職場のストレスだけがうつの原因ではない! 最近増えている「新型うつ」とは
本人もつらいだろうが、困ったのは会社も同じである。
波多野先生は、「正式な医学用語ではありませんが、『新型うつ』という言葉が最近使われるようになっており、Aさんはそのケースにあたるかもしれません」と指摘する。

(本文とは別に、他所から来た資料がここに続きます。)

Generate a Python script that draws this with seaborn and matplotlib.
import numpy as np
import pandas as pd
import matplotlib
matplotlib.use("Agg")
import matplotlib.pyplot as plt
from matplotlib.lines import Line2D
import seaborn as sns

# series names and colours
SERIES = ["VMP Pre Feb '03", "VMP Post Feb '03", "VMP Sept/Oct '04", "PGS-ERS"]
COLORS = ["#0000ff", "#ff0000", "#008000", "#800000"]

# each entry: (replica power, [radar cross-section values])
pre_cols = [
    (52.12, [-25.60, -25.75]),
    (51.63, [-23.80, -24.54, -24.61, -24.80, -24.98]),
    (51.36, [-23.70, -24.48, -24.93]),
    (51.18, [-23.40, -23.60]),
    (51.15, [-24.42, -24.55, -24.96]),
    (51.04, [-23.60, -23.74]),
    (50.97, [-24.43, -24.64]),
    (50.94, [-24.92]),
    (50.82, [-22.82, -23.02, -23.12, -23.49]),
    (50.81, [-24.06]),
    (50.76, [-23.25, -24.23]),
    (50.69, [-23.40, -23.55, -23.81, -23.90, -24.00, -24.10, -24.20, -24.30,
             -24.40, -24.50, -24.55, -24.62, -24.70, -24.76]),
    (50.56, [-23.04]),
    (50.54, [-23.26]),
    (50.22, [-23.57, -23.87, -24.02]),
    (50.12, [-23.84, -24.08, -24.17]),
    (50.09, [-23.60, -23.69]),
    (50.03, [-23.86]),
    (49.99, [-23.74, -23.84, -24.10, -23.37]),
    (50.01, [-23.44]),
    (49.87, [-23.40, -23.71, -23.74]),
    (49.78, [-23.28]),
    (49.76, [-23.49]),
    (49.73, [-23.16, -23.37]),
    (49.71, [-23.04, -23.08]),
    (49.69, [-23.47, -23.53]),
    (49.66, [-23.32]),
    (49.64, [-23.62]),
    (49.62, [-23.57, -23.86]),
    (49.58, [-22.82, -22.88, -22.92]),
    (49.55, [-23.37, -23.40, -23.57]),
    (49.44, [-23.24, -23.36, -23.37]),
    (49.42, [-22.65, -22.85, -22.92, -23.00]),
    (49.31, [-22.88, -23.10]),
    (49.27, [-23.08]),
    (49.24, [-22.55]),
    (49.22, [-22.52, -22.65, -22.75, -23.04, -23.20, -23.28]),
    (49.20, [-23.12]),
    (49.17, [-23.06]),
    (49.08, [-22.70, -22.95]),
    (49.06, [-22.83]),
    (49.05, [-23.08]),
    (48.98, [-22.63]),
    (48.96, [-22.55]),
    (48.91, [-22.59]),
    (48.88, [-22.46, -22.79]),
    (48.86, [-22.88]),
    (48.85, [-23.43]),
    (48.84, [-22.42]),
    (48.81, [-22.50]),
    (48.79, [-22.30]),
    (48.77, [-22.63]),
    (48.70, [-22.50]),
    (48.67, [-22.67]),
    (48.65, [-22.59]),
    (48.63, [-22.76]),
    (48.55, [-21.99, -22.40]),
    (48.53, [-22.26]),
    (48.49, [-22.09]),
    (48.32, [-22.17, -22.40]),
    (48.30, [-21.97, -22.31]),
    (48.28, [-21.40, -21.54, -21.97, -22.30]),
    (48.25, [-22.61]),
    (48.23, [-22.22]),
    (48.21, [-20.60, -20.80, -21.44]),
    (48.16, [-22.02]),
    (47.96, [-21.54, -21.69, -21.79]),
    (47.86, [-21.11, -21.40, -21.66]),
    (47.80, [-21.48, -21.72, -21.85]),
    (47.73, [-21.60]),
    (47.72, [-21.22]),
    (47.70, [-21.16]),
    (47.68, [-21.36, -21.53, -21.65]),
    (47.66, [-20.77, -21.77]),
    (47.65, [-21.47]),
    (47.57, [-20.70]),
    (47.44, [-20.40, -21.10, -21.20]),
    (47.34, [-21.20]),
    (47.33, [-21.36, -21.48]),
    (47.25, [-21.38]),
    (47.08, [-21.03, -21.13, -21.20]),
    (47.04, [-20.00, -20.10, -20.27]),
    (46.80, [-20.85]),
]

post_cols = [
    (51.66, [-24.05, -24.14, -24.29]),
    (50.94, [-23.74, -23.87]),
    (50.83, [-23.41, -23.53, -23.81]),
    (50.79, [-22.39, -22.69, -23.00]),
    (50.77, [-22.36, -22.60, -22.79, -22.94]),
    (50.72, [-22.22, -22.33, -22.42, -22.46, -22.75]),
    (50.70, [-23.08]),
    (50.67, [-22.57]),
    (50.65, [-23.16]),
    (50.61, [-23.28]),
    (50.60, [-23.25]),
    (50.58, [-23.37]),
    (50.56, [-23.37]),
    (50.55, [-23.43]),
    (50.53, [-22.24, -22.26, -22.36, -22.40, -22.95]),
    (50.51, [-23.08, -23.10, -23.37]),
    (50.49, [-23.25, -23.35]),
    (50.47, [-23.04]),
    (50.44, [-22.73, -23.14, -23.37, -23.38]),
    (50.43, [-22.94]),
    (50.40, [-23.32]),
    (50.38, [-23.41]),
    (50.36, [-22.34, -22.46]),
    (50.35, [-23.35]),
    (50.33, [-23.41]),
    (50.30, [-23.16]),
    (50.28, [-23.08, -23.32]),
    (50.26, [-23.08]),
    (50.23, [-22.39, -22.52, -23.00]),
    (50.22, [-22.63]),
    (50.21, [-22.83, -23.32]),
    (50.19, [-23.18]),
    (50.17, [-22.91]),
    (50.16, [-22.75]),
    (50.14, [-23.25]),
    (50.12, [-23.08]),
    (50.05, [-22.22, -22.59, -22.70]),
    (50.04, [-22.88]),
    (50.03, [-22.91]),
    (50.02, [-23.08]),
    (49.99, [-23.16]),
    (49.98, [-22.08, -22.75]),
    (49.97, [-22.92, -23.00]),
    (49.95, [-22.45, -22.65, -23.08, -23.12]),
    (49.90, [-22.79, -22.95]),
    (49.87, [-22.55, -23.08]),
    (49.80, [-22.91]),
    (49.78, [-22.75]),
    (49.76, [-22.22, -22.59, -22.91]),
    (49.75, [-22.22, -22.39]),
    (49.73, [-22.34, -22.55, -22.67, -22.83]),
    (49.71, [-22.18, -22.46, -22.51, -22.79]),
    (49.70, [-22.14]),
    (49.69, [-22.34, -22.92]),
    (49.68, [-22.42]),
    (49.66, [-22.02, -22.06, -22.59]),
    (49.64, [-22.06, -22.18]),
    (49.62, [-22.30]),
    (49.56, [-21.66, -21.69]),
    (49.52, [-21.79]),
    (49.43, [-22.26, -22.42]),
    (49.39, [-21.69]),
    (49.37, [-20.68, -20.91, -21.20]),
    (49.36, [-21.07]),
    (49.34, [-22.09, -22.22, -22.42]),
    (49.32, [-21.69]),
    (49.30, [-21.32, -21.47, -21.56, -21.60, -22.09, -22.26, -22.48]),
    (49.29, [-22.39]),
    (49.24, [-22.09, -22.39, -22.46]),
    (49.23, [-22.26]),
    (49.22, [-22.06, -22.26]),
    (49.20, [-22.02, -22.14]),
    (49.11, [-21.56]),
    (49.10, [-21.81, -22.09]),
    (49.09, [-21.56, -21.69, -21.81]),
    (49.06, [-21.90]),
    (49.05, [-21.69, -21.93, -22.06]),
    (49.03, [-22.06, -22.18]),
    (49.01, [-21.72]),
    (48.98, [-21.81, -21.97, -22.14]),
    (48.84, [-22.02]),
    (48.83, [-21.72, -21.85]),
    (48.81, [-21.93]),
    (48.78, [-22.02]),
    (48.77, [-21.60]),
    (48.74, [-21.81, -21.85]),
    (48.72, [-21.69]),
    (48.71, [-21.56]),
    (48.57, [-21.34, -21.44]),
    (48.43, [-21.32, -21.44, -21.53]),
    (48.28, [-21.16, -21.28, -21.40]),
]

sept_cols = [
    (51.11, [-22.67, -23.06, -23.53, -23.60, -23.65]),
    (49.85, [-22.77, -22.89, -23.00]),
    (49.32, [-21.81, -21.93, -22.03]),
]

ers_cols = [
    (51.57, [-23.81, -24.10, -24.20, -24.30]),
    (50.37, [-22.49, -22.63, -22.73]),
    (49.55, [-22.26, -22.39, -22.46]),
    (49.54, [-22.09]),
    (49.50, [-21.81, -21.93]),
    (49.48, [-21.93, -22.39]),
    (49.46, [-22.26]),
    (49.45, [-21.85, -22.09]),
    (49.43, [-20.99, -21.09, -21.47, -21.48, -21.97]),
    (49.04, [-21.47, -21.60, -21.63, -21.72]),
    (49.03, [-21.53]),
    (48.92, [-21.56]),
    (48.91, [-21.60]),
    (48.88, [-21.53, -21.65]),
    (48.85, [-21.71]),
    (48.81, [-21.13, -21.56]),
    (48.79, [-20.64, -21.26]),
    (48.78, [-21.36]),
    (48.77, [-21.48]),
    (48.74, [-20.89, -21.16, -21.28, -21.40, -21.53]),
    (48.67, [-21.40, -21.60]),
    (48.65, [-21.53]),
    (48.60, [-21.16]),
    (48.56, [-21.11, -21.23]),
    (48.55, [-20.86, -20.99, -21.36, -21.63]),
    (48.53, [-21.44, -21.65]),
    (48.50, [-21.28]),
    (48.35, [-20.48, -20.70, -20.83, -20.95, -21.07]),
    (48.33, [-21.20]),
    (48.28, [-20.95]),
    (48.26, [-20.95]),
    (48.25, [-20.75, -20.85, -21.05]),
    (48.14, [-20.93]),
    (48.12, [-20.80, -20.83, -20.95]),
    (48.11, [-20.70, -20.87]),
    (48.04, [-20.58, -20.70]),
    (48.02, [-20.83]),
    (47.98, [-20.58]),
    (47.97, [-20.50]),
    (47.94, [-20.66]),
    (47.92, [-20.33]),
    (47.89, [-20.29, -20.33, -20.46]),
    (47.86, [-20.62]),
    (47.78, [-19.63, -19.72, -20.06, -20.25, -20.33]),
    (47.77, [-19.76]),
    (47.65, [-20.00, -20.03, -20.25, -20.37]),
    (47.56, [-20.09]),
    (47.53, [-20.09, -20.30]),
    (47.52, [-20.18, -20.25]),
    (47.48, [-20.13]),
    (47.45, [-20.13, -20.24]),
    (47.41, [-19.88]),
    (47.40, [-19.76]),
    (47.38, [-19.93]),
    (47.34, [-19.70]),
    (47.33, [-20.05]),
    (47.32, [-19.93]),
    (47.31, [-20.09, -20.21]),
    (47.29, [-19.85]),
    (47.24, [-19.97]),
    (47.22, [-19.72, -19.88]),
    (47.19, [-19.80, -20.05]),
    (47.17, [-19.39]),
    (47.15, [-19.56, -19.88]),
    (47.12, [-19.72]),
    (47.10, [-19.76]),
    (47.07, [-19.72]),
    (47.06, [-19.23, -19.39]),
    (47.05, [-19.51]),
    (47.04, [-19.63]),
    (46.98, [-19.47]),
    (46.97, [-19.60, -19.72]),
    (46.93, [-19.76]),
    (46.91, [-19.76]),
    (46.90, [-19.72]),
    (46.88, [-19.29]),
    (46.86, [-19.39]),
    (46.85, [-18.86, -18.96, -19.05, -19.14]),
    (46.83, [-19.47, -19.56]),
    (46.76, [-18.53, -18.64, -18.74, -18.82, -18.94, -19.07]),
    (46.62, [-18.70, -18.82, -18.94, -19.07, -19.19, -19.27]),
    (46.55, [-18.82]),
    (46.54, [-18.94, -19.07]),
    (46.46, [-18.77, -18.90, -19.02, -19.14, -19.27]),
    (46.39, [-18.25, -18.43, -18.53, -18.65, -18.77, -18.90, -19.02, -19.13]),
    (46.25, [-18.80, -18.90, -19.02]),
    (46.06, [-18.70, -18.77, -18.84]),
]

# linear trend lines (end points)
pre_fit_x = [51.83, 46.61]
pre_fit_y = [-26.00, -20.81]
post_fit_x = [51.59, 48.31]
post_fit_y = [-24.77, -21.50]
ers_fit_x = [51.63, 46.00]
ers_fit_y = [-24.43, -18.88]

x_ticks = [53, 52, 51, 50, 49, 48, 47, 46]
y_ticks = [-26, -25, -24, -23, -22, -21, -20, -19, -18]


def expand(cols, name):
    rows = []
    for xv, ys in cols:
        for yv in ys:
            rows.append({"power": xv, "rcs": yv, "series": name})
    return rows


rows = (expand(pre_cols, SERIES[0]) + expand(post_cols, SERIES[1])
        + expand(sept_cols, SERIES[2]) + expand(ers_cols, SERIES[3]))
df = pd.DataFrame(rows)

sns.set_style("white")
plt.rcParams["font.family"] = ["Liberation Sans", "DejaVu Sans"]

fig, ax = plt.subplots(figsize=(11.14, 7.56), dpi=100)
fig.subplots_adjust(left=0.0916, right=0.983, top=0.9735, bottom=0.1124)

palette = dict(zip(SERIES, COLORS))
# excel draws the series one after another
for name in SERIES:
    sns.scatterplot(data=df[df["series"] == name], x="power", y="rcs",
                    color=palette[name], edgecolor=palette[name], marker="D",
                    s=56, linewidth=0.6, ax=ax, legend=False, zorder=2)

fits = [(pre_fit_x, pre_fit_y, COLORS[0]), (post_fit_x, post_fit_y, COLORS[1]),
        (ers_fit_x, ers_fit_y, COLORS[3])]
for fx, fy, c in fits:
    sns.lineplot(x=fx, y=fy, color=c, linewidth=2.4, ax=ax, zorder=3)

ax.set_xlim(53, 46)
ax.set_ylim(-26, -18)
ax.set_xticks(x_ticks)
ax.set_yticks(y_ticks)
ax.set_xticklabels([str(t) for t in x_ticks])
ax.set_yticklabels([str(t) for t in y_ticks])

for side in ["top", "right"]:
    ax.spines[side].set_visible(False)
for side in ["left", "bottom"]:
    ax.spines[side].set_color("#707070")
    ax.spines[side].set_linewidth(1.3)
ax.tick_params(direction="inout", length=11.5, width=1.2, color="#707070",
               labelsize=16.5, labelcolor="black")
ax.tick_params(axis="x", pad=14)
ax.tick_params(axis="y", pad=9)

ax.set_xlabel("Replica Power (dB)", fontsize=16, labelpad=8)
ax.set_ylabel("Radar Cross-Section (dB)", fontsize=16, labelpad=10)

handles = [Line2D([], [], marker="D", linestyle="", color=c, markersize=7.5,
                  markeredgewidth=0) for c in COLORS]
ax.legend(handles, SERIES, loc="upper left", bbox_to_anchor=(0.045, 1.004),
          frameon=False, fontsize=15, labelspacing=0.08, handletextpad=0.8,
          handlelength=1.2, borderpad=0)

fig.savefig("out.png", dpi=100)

「私は時に励まし、時に叱って社会に適応するよう促しましたが、なかなかうまくいきませんでした。3回目の復職時には自宅から遠い事業所に配属され、2、3日で出勤できなくなって退職を余儀なくされました。こうしたケースではご本人の権利を守ることも大切ですが、同時に医療機関や会社、労働基準監督署、健保組合など関わりをもつ周囲も対応に苦慮します。ご本人が医療機関の診断書を理由に出社しないこともあり、会社の同僚や上司の方も気を遣って疲れてしまうこともしばしばです」。
○若者を見守る人たちにも手を差し伸べる必要性
昨今は、不当なノルマや過重な業務量で社員を追い込み、うつを発症させるいわゆる「ブラック企業」の取り締まりが叫ばれている。このように、上司や先輩を含めた「会社」から若者ら「個人」への過度のストレスが引き金となって起こるうつもある一方で、今回波多野先生が紹介したようにやや趣が異なるうつもある。